Given the disparity of incomes between the parties, given Cassar’s actual child care expenses, and given that Cassar is in child care for substantial hours each day,[5] we cannot say that the circuit court misused its discretion in requiring Robert to pay all of Cassar’s child-care costs.  Contrary to Robert’s implication, Wis. Adm. Code § HSS 80.04(2) is discretionary.  Wisconsin Adm. Code § 80.03(7) specifically anticipates that courts may deviate from the percentage standards listed, as does § 767.51(5), Stats.  See also Molstad, 193 Wis.2d at 606, 535 N.W.2d at 64.  The court here complied with statutory and case law requirements, and gave reasons on the record for its deviation.  See, e.g., Hartung, 102 Wis.2d at 66, 306 N.W.2d at 20-21. 

In addition, the circuit court mitigated the effect of Robert’s having to pay more than what he would have had to under a shared-time formula.  First, the court granted Robert the dependent tax deduction for Cassar.  Second, the court specifically ordered that Laura pay all of Cassar’s variable expenses out of the child support, and that Robert make no further payment obligation to Cassar beyond the child support paid.  Stated otherwise, the court did not allocate the variable expenses between the shared-time parents, but instructed Laura to pay them from the support received from Robert.  The court properly exercised its discretion, and we therefore affirm. 

Attorney’s Fees

The circuit court ordered Robert to contribute towards Laura’s attorney’s fees.  We do not understand Robert to object to the reasonableness of Laura’s fees.  Rather, his objection appears to be to the requirement for contribution. 

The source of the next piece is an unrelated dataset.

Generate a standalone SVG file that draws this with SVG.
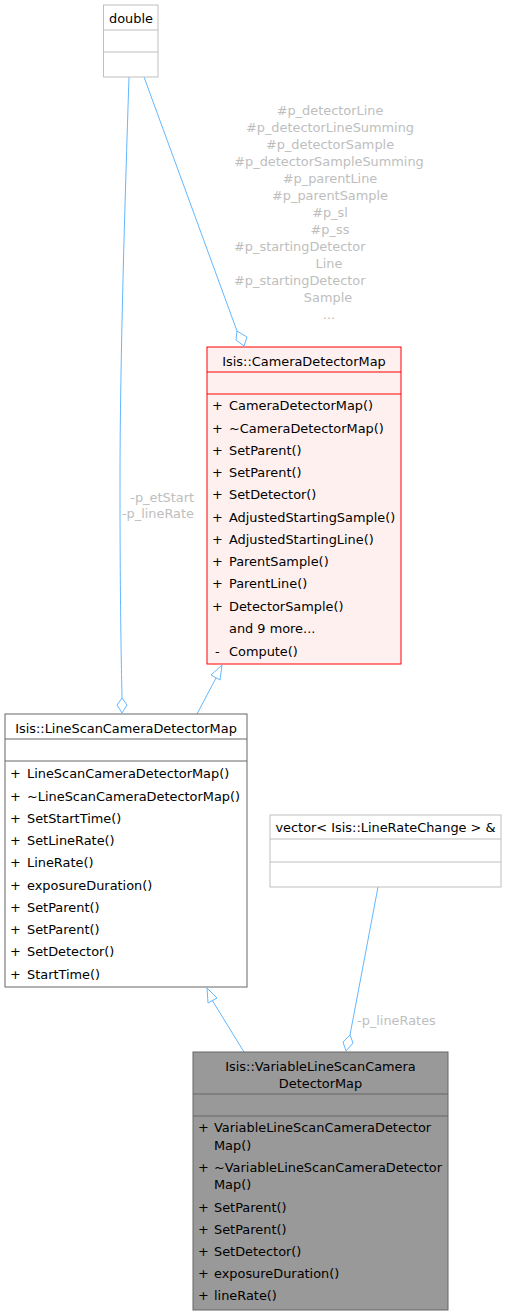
<svg xmlns="http://www.w3.org/2000/svg" width="507" height="1315" viewBox="0 0 507 1315">
<defs>
<style>
text{font-family:"DejaVu Sans",Verdana,sans-serif;font-size:12.9px;fill:#000}
.t{text-anchor:middle}
.lbl{fill:#bebebe}
.lc{fill:#bebebe;text-anchor:middle}
.lr{fill:#bebebe;text-anchor:end}
.e{fill:none;stroke:#63b8ff;stroke-width:1}
.ah{fill:#fff;stroke:#63b8ff;stroke-width:1}
.gray{fill:#fff;stroke:#bfbfbf}
.gl{stroke:#bfbfbf}
.dark{fill:#fff;stroke:#666}
.dl{stroke:#666}
.red{fill:#fff0f0;stroke:#ff0000}
.rl{stroke:#ff0000}
.cur{fill:#999;stroke:#666}
</style>
</defs>
<g id="edges">
<path class="e" d="M129,77 C125,200 120,360 120,480 C120,590 121,650 122,698"/>
<polygon class="ah" points="122,698 117,705 122,713 127,705"/>
<path class="e" d="M144,77 L237,331"/>
<polygon class="ah" points="237,331 236,340 244,346 247,337"/>
<path class="e" d="M197,714 L216,678"/>
<polygon class="ah" points="222,665 211,675 220,680"/>
<path class="e" d="M244,1052 L212,1000"/>
<polygon class="ah" points="207,988 208,1003 217,998"/>
<path class="e" d="M378,887 L350,1035"/>
<polygon class="ah" points="350,1035 343,1042 346,1051 353,1043"/>
<text class="lr" x="194" y="502">-p_etStart</text>
<text class="lr" x="194" y="518">-p_lineRate</text>
<text class="lc" x="330" y="115">#p_detectorLine</text>
<text class="lc" x="330" y="132">#p_detectorLineSumming</text>
<text class="lc" x="330" y="149">#p_detectorSample</text>
<text class="lc" x="329" y="166">#p_detectorSampleSumming</text>
<text class="lc" x="330" y="183">#p_parentLine</text>
<text class="lc" x="330" y="200">#p_parentSample</text>
<text class="lc" x="330" y="217">#p_sl</text>
<text class="lc" x="330" y="234">#p_ss</text>
<text class="lbl" x="234" y="251">#p_startingDetector</text>
<text class="lc" x="329" y="268">Line</text>
<text class="lbl" x="234" y="285">#p_startingDetector</text>
<text class="lc" x="328" y="302">Sample</text>
<text class="lc" x="329" y="319">...</text>
<text class="lbl" x="357" y="1025">-p_lineRates</text>
</g>
<g id="double">
<rect class="gray" x="103.5" y="5" width="54.5" height="72"/>
<line class="gl" x1="103.5" y1="30" x2="158" y2="30"/>
<line class="gl" x1="103.5" y1="52" x2="158" y2="52"/>
<text class="t" x="131" y="23">double</text>
</g>
<g id="CameraDetectorMap">
<rect class="red" x="207" y="347" width="194" height="317"/>
<line class="rl" x1="207" y1="372" x2="401" y2="372"/>
<line class="rl" x1="207" y1="394" x2="401" y2="394"/>
<text class="t" x="304" y="366">Isis::CameraDetectorMap</text>
<text x="212" y="410">+</text><text x="229" y="410">CameraDetectorMap()</text>
<text x="212" y="432.5">+</text><text x="229" y="432.5">~CameraDetectorMap()</text>
<text x="212" y="454.5">+</text><text x="229" y="454.5">SetParent()</text>
<text x="212" y="476.5">+</text><text x="229" y="476.5">SetParent()</text>
<text x="212" y="499">+</text><text x="229" y="499">SetDetector()</text>
<text x="212" y="521.5">+</text><text x="229" y="521.5">AdjustedStartingSample()</text>
<text x="212" y="543.5">+</text><text x="229" y="543.5">AdjustedStartingLine()</text>
<text x="212" y="566">+</text><text x="229" y="566">ParentSample()</text>
<text x="212" y="588">+</text><text x="229" y="588">ParentLine()</text>
<text x="212" y="610.5">+</text><text x="229" y="610.5">DetectorSample()</text>
<text x="229" y="633">and 9 more...</text>
<text x="215" y="655.5">-</text><text x="229" y="655.5">Compute()</text>
</g>
<g id="LineScanCameraDetectorMap">
<rect class="dark" x="5" y="714" width="242" height="273"/>
<line class="dl" x1="5" y1="739" x2="247" y2="739"/>
<line class="dl" x1="5" y1="761" x2="247" y2="761"/>
<text class="t" x="126" y="733">Isis::LineScanCameraDetectorMap</text>
<text x="10" y="778">+</text><text x="27" y="778">LineScanCameraDetectorMap()</text>
<text x="10" y="800.5">+</text><text x="27" y="800.5">~LineScanCameraDetectorMap()</text>
<text x="10" y="822.5">+</text><text x="27" y="822.5">SetStartTime()</text>
<text x="10" y="845">+</text><text x="27" y="845">SetLineRate()</text>
<text x="10" y="867">+</text><text x="27" y="867">LineRate()</text>
<text x="10" y="889.5">+</text><text x="27" y="889.5">exposureDuration()</text>
<text x="10" y="911.5">+</text><text x="27" y="911.5">SetParent()</text>
<text x="10" y="934">+</text><text x="27" y="934">SetParent()</text>
<text x="10" y="956">+</text><text x="27" y="956">SetDetector()</text>
<text x="10" y="978.5">+</text><text x="27" y="978.5">StartTime()</text>
</g>
<g id="vector">
<rect class="gray" x="270" y="815" width="231" height="72"/>
<line class="gl" x1="270" y1="839" x2="501" y2="839"/>
<line class="gl" x1="270" y1="862" x2="501" y2="862"/>
<text class="t" x="385.5" y="832">vector&lt; Isis::LineRateChange &gt; &amp;</text>
</g>
<g id="VariableLineScanCameraDetectorMap">
<rect class="cur" x="193" y="1052" width="255" height="258"/>
<line class="dl" x1="193" y1="1094" x2="448" y2="1094"/>
<line class="dl" x1="193" y1="1116" x2="448" y2="1116"/>
<text class="t" x="320.5" y="1071">Isis::VariableLineScanCamera</text>
<text class="t" x="320.5" y="1088">DetectorMap</text>
<text x="198" y="1132">+</text><text x="214" y="1132">VariableLineScanCameraDetector</text>
<text x="214" y="1150">Map()</text>
<text x="198" y="1172">+</text><text x="214" y="1172">~VariableLineScanCameraDetector</text>
<text x="214" y="1188.5">Map()</text>
<text x="198" y="1212">+</text><text x="214" y="1212">SetParent()</text>
<text x="198" y="1234">+</text><text x="214" y="1234">SetParent()</text>
<text x="198" y="1256">+</text><text x="214" y="1256">SetDetector()</text>
<text x="198" y="1278">+</text><text x="214" y="1278">exposureDuration()</text>
<text x="198" y="1300">+</text><text x="214" y="1300">lineRate()</text>
</g>
</svg>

A trial court may award attorney’s fees if a party shows a need for a contribution, the other party has the ability to pay, and the fees are reasonable.  Van Offeren v. Van Offeren, 173 Wis.2d 482, 499, 496 N.W.2d 660 (Ct. App. 1992).  The court considered the parties’ relative earning capacity and assets, as well as their expenses.  The court specifically noted that Laura had net negative assets, and was unable to pay her attorney’s fees, while noting Robert had the ability to pay (he had an amount substantially greater than Laura’s fees in his checking account).  Because the circuit court clearly stated the basis for its discretionary decision on the record, and because the decision is the “product of a rational mental process whereby the facts of record and the law relied upon are stated and are considered together for the purpose of achieving a reasoned and reasonable determination,” we must affirm.  Hartung, 102 Wis.2d at 66, 306 N.W.2d at 20-21 (1981).

By the Court.—Order affirmed.

This opinion will not be published.  See Rule 809.23(1)(b)5, Stats.

 


 



[1] Because Robert can pay child care with pretax dollars, his actual out-of-pocket expenses for child care is substantially less than $5,000.

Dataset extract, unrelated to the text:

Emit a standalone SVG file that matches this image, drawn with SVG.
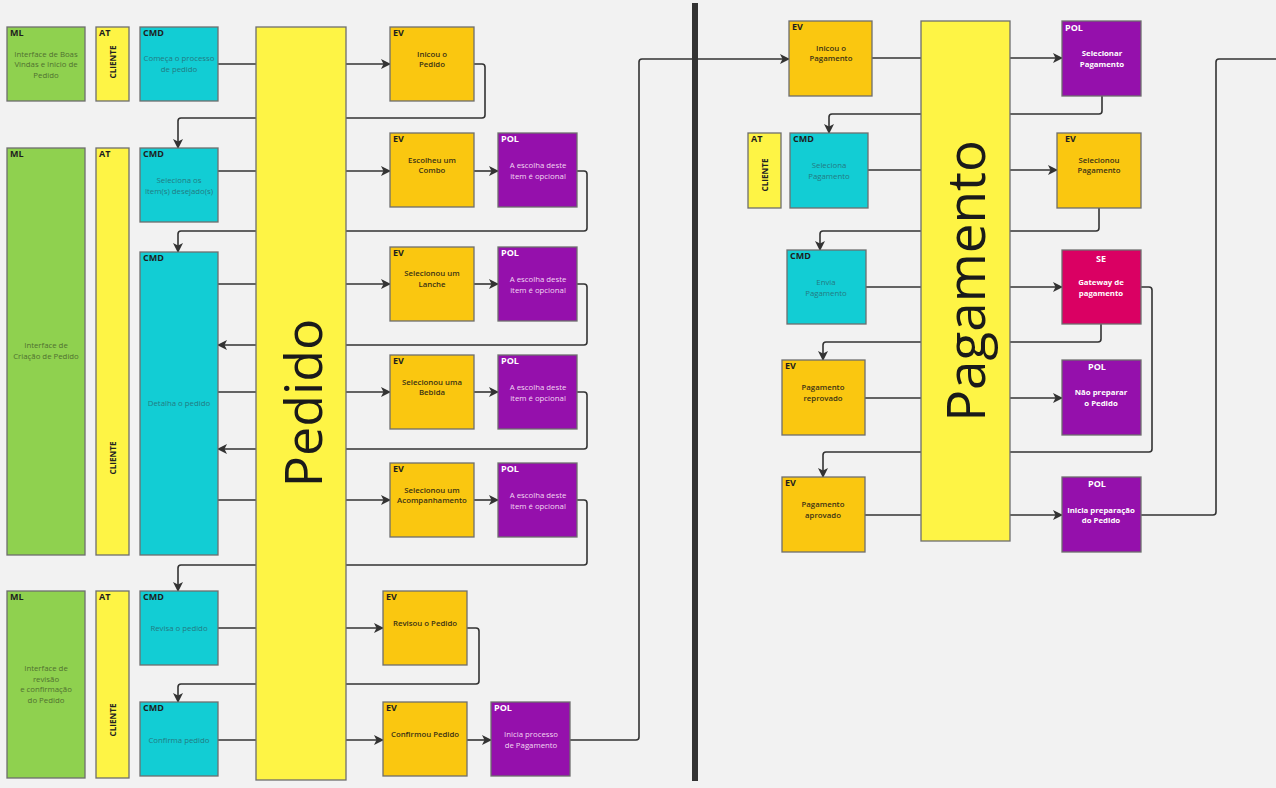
<svg xmlns="http://www.w3.org/2000/svg" width="1276" height="788" viewBox="0 0 1276 788">
<defs>
<marker id="ah" viewBox="0 0 10 10" refX="9" refY="5" markerWidth="10" markerHeight="10" orient="auto" markerUnits="userSpaceOnUse"><path d="M0,0 L10,5 L0,10 L2.5,5 z" fill="#333"/></marker>
<style>
.c{fill:none;stroke:#333;stroke-width:1.6}
.a{marker-end:url(#ah)}
.n{stroke:#6e6e6e;stroke-width:1.3}
.ml{fill:#8fd14f}.at{fill:#fef445}.cmd{fill:#12cdd4}.ev{fill:#fac710}.pol{fill:#9510ac}.se{fill:#da0063}
.lb{font-family:"Open Sans","DejaVu Sans",sans-serif;font-size:9px;font-weight:bold;fill:#1e1e1e}
.lw{fill:#ffffff}
.t{font-family:"Open Sans","DejaVu Sans",sans-serif;font-size:7.8px;text-anchor:middle}
.tml{fill:#4f7030}.tcmd{fill:#237a82}.tev{fill:#3a3214;font-weight:600}.tpol{fill:#f2d8f2}.tb{font-weight:bold;fill:#ffffff}
.cl{font-family:"Open Sans","DejaVu Sans",sans-serif;font-size:8.2px;font-weight:bold;fill:#222;text-anchor:middle}
.big{font-family:"Open Sans","DejaVu Sans",sans-serif;font-weight:400;fill:#1a1a1a;text-anchor:middle}
</style>
</defs>
<rect width="1276" height="788" fill="#f2f2f2"/>
<g id="connectors">
<path class="c a" d="M218,64 H390"/>
<path class="c a" d="M474,64 H482 Q485,64 485,67 V115 Q485,118 482,118 H181 Q178,118 178,121 V148"/>
<path class="c a" d="M218,171 H390"/>
<path class="c a" d="M474,171 H498"/>
<path class="c a" d="M577,171 H584 Q587,171 587,174 V228 Q587,231 584,231 H181 Q178,231 178,234 V252"/>
<path class="c a" d="M218,284 H390"/>
<path class="c a" d="M474,284 H498"/>
<path class="c a" d="M577,284 H584 Q587,284 587,287 V342 Q587,345 584,345 H218"/>
<path class="c a" d="M218,392 H390"/>
<path class="c a" d="M474,392 H498"/>
<path class="c a" d="M577,392 H584 Q587,392 587,395 V446 Q587,449 584,449 H218"/>
<path class="c a" d="M218,500 H390"/>
<path class="c a" d="M474,500 H498"/>
<path class="c a" d="M577,500 H584 Q587,500 587,503 V562 Q587,565 584,565 H181 Q178,565 178,568 V591"/>
<path class="c a" d="M218,628 H383"/>
<path class="c a" d="M467,628 H476 Q479,628 479,631 V681 Q479,684 476,684 H181 Q178,684 178,687 V702"/>
<path class="c a" d="M218,740 H383"/>
<path class="c a" d="M467,740 H491"/>
<path class="c a" d="M570,740 H636 Q639,740 639,737 V62 Q639,59 642,59 H789"/>
<path class="c a" d="M872,58 H1062"/>
<path class="c a" d="M1102,96 V111 Q1102,114 1099,114 H832 Q829,114 829,117 V133"/>
<path class="c a" d="M868,170 H1057"/>
<path class="c a" d="M1099,208 V228 Q1099,231 1096,231 H823 Q820,231 820,234 V250"/>
<path class="c a" d="M866,287 H1062"/>
<path class="c a" d="M1101,324 V339 Q1101,342 1098,342 H826 Q823,342 823,345 V360"/>
<path class="c a" d="M865,398 H1062"/>
<path class="c a" d="M1141,287 H1149 Q1152,287 1152,290 V449 Q1152,452 1149,452 H826 Q823,452 823,455 V477"/>
<path class="c a" d="M865,515 H1062"/>
<path class="c" d="M1141,515 H1213 Q1216,515 1216,512 V62 Q1216,59 1219,59 H1276"/>
</g>
<g id="divider"><rect x="692" y="3" width="6" height="778" fill="#333"/></g>

<g id="ml1"><rect class="n ml" x="7" y="27" width="78" height="74"/><text class="lb" x="10" y="36">ML</text>
<text class="t tml" x="46" y="57">Interface de Boas</text><text class="t tml" x="46" y="67">Vindas e Inicio de</text><text class="t tml" x="46" y="78">Pedido</text></g>
<g id="at1"><rect class="n at" x="96" y="27" width="33" height="74"/><text class="lb" x="99" y="36">AT</text>
<text class="cl" transform="translate(116,62) rotate(-90)">CLIENTE</text></g>
<g id="cmd1"><rect class="n cmd" x="140" y="27" width="78" height="74"/><text class="lb" x="143" y="36">CMD</text>
<text class="t tcmd" x="179" y="61">Começa o processo</text><text class="t tcmd" x="179" y="72">de pedido</text></g>

<g id="pedido"><rect class="n at" x="256" y="27" width="90" height="753"/>
<text class="big" font-size="52" transform="translate(322,403) rotate(-90)">Pedido</text></g>

<g id="ev1"><rect class="n ev" x="390" y="27" width="84" height="74"/><text class="lb" x="393" y="36">EV</text>
<text class="t tev" x="432" y="57">Inicou o</text><text class="t tev" x="432" y="67">Pedido</text></g>

<g id="ml2"><rect class="n ml" x="7" y="148" width="78" height="407"/><text class="lb" x="10" y="157">ML</text>
<text class="t tml" x="46" y="348">Interface de</text><text class="t tml" x="46" y="359">Criação de Pedido</text></g>
<g id="at2"><rect class="n at" x="96" y="148" width="33" height="407"/><text class="lb" x="99" y="157">AT</text>
<text class="cl" transform="translate(116,458) rotate(-90)">CLIENTE</text></g>
<g id="cmd2"><rect class="n cmd" x="140" y="148" width="78" height="74"/><text class="lb" x="143" y="157">CMD</text>
<text class="t tcmd" x="179" y="183">Seleciona os</text><text class="t tcmd" x="179" y="194">Item(s) desejado(s)</text></g>
<g id="ev2"><rect class="n ev" x="390" y="133" width="84" height="74"/><text class="lb" x="393" y="142">EV</text>
<text class="t tev" x="432" y="163">Escolheu um</text><text class="t tev" x="432" y="173">Combo</text></g>
<g id="pol1"><rect class="n pol" x="498" y="133" width="79" height="74"/><text class="lb lw" x="501" y="142">POL</text>
<text class="t tpol" x="538" y="168">A escolha deste</text><text class="t tpol" x="538" y="179">item é opcional</text></g>

<g id="cmd3"><rect class="n cmd" x="140" y="252" width="78" height="303"/><text class="lb" x="143" y="261">CMD</text>
<text class="t tcmd" x="179" y="406">Detalha o pedido</text></g>
<g id="ev3"><rect class="n ev" x="390" y="247" width="84" height="74"/><text class="lb" x="393" y="256">EV</text>
<text class="t tev" x="432" y="276">Selecionou um</text><text class="t tev" x="432" y="287">Lanche</text></g>
<g id="pol2"><rect class="n pol" x="498" y="247" width="79" height="74"/><text class="lb lw" x="501" y="256">POL</text>
<text class="t tpol" x="538" y="282">A escolha deste</text><text class="t tpol" x="538" y="293">item é opcional</text></g>
<g id="ev4"><rect class="n ev" x="390" y="355" width="84" height="74"/><text class="lb" x="393" y="364">EV</text>
<text class="t tev" x="432" y="385">Selecionou uma</text><text class="t tev" x="432" y="395">Bebida</text></g>
<g id="pol3"><rect class="n pol" x="498" y="355" width="79" height="74"/><text class="lb lw" x="501" y="364">POL</text>
<text class="t tpol" x="538" y="390">A escolha deste</text><text class="t tpol" x="538" y="401">item é opcional</text></g>
<g id="ev5"><rect class="n ev" x="390" y="463" width="84" height="74"/><text class="lb" x="393" y="472">EV</text>
<text class="t tev" x="432" y="493">Selecionou um</text><text class="t tev" x="432" y="503">Acompanhamento</text></g>
<g id="pol4"><rect class="n pol" x="498" y="463" width="79" height="74"/><text class="lb lw" x="501" y="472">POL</text>
<text class="t tpol" x="538" y="498">A escolha deste</text><text class="t tpol" x="538" y="509">item é opcional</text></g>

<g id="ml3"><rect class="n ml" x="7" y="591" width="78" height="187"/><text class="lb" x="10" y="600">ML</text>
<text class="t tml" x="46" y="671">Interface de</text><text class="t tml" x="46" y="682">revisão</text><text class="t tml" x="46" y="692">e confirmação</text><text class="t tml" x="46" y="703">do Pedido</text></g>
<g id="at3"><rect class="n at" x="96" y="591" width="33" height="187"/><text class="lb" x="99" y="600">AT</text>
<text class="cl" transform="translate(116,720) rotate(-90)">CLIENTE</text></g>
<g id="cmd4"><rect class="n cmd" x="140" y="591" width="78" height="74"/><text class="lb" x="143" y="600">CMD</text>
<text class="t tcmd" x="179" y="631">Revisa o pedido</text></g>
<g id="ev6"><rect class="n ev" x="383" y="591" width="84" height="74"/><text class="lb" x="386" y="600">EV</text>
<text class="t tev" x="425" y="626">Revisou o Pedido</text></g>
<g id="cmd5"><rect class="n cmd" x="140" y="702" width="78" height="74"/><text class="lb" x="143" y="711">CMD</text>
<text class="t tcmd" x="179" y="743">Confirma pedido</text></g>
<g id="ev7"><rect class="n ev" x="383" y="702" width="84" height="74"/><text class="lb" x="386" y="711">EV</text>
<text class="t tev" x="425" y="737">Confirmou Pedido</text></g>
<g id="pol5"><rect class="n pol" x="491" y="702" width="79" height="74"/><text class="lb lw" x="494" y="711">POL</text>
<text class="t tpol" x="531" y="737">Inicia processo</text><text class="t tpol" x="531" y="748">de Pagamento</text></g>

<g id="ev8"><rect class="n ev" x="789" y="21" width="83" height="75"/><text class="lb" x="792" y="30">EV</text>
<text class="t tev" x="831" y="51">Inicou o</text><text class="t tev" x="831" y="61">Pagamento</text></g>
<g id="pagamento"><rect class="n at" x="921" y="21" width="89" height="520"/>
<text class="big" font-size="53" transform="translate(985,281) rotate(-90)">Pagamento</text></g>
<g id="pol6"><rect class="n pol" x="1062" y="21" width="79" height="75"/><text class="lb lw" x="1065" y="31">POL</text>
<text class="t tb" x="1102" y="56">Selecionar</text><text class="t tb" x="1102" y="67">Pagamento</text></g>
<g id="at4"><rect class="n at" x="748" y="133" width="33" height="75"/><text class="lb" x="751" y="142">AT</text>
<text class="cl" transform="translate(768,175) rotate(-90)">CLIENTE</text></g>
<g id="cmd6"><rect class="n cmd" x="790" y="133" width="78" height="75"/><text class="lb" x="793" y="142">CMD</text>
<text class="t tcmd" x="829" y="168">Seleciona</text><text class="t tcmd" x="829" y="179">Pagamento</text></g>
<g id="ev9"><rect class="n ev" x="1057" y="133" width="84" height="75"/><text class="lb" x="1065" y="142">EV</text>
<text class="t tev" x="1099" y="163">Selecionou</text><text class="t tev" x="1099" y="173">Pagamento</text></g>
<g id="cmd7"><rect class="n cmd" x="787" y="250" width="79" height="74"/><text class="lb" x="790" y="259">CMD</text>
<text class="t tcmd" x="826" y="285">Envia</text><text class="t tcmd" x="826" y="296">Pagamento</text></g>
<g id="se1"><rect class="n se" x="1062" y="250" width="79" height="74"/><text class="lb lw" x="1101" y="262" text-anchor="middle">SE</text>
<text class="t tb" x="1101" y="285">Gateway de</text><text class="t tb" x="1101" y="296">pagamento</text></g>
<g id="ev10"><rect class="n ev" x="782" y="360" width="83" height="75"/><text class="lb" x="785" y="369">EV</text>
<text class="t tev" x="823" y="390">Pagamento</text><text class="t tev" x="823" y="401">reprovado</text></g>
<g id="pol7"><rect class="n pol" x="1062" y="360" width="79" height="75"/><text class="lb lw" x="1097" y="370" text-anchor="middle">POL</text>
<text class="t tb" x="1101" y="395">Não preparar</text><text class="t tb" x="1101" y="406">o Pedido</text></g>
<g id="ev11"><rect class="n ev" x="782" y="477" width="83" height="75"/><text class="lb" x="785" y="486">EV</text>
<text class="t tev" x="823" y="507">Pagamento</text><text class="t tev" x="823" y="518">aprovado</text></g>
<g id="pol8"><rect class="n pol" x="1062" y="477" width="79" height="75"/><text class="lb lw" x="1097" y="487" text-anchor="middle">POL</text>
<text class="t tb" x="1101" y="513">Inicia preparação</text><text class="t tb" x="1101" y="523">do Pedido</text></g>
</svg>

[2] Based on the evidence it heard, the court found a de facto 45% (Robert) ‑ 55% (Laura) shared-time split.  The court obtained the approximate $15,000 figure by specifically applying to Robert’s salary, the 50.05% adjustment (.5005) listed in Wis. Adm. Code § 80.04(2)(c) for a 45% shared-time split. 

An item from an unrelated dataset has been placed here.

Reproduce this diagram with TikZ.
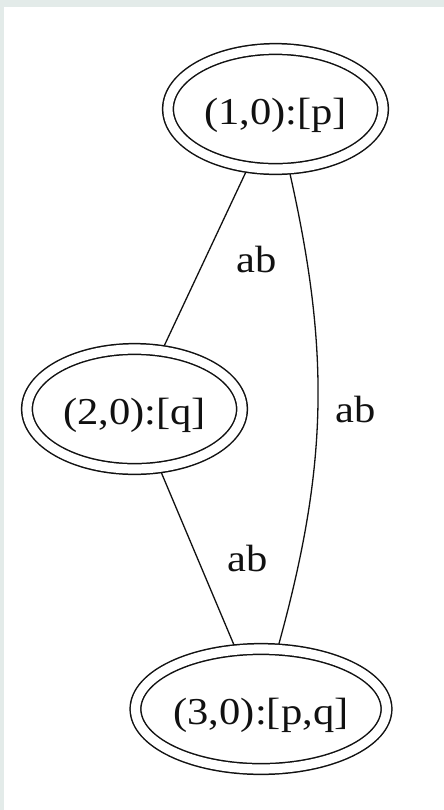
\documentclass[tikz,border=0pt]{standalone}
\usepackage{fontspec}
\setmainfont{Liberation Serif}
\newfontfamily\dotfont[FakeStretch=1.12]{Liberation Serif}
\usepackage{tikz}
\usetikzlibrary{positioning,shapes.geometric}
\definecolor{cFrame}{HTML}{E3EBE9}
\definecolor{cInk}{HTML}{111111}
\tikzset{
  dstate/.style={ellipse,draw=cInk,line width=0.75pt,double,double distance=4.6pt,inner sep=0pt,outer sep=2.9pt,
    minimum height=60pt,minimum width=#1,text height=15pt,text depth=0pt,text=cInk,font=\dotfont\fontsize{19}{22}\selectfont},
  dstate/.default=107.5pt,
  tr/.style={draw=cInk,line width=0.65pt},
  lbl/.style={font=\dotfont\fontsize{19}{22}\selectfont,inner sep=0pt,outer sep=0pt,text=cInk},
}
\begin{document}
\begin{tikzpicture}[x=0.5pt,y=-0.5pt]
  \fill[cFrame] (0,0) rectangle (444,810);
  \fill[white] (4,7) rectangle (444,810);
  \useasboundingbox (0,0) rectangle (444,810);
  % states
  \node[dstate] (s10) at (275.5,109) {(1,0):[p]};
  \node[dstate] (s20) at (134.5,409) {(2,0):[q]};
  \node[dstate=125.5pt] (s30) at (261,709) {(3,0):[p,q]};
  % transitions
  \draw[tr] (s10) -- node[lbl,right=16pt] {ab} (s20);
  \draw[tr] (s20) -- node[lbl,right=15pt] {ab} (s30);
  \draw[tr] (s10) to[bend left=14] node[lbl,right=9pt] {ab} (s30);
\end{tikzpicture}
\end{document}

[3] The court specifically applied to Laura’s salary the 16.75% adjustment (.1675) listed in Wis. Adm. Code § 80.04(2)(c) for a 55% shared-time split.

[4] In effect, the order requires Robert to pay $5,000 directly to the child-care provider, and an additional $1,200 in child-care expenses to Laura, who passes them through to the child-care provider. 

[5] Both parents work, and Cassar remains in child care until approximately 4:30 or 6:00 p.m., depending whether Laura or Robert, respectively, will pick Cassar up.